## BEGIN

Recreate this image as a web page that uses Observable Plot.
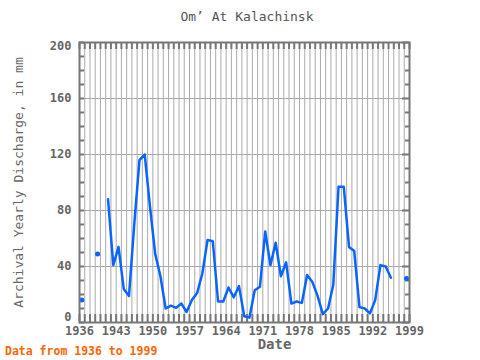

## END
## BEGIN

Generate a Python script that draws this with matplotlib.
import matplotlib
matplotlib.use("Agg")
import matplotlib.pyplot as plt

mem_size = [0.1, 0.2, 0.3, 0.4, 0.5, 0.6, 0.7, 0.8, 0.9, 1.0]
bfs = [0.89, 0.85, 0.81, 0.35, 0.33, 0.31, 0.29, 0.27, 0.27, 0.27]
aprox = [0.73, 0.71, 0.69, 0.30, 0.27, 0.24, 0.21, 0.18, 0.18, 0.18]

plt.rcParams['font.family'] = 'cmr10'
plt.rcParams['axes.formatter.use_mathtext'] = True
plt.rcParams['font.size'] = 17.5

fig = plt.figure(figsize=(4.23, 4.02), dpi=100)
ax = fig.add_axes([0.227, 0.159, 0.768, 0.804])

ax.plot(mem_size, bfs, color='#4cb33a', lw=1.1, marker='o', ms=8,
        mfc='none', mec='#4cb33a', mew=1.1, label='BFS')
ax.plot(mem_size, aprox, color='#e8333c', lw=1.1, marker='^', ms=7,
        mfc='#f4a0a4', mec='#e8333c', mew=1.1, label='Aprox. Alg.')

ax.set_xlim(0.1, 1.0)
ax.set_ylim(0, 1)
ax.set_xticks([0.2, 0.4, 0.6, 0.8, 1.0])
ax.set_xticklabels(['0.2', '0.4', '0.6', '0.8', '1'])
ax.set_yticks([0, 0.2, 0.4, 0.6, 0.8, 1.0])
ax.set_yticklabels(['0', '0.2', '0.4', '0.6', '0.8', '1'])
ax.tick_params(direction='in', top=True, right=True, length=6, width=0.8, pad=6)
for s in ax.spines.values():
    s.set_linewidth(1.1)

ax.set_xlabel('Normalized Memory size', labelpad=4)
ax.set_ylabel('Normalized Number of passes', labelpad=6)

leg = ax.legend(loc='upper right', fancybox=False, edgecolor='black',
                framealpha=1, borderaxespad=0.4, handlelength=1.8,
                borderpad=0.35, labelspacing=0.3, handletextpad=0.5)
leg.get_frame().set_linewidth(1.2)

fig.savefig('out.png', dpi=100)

## END

▶ **REQUIREMENT**
Count the lines above that contain the word "matplotlib", and reply with only that number.

▶ **FINISHED TASK**
4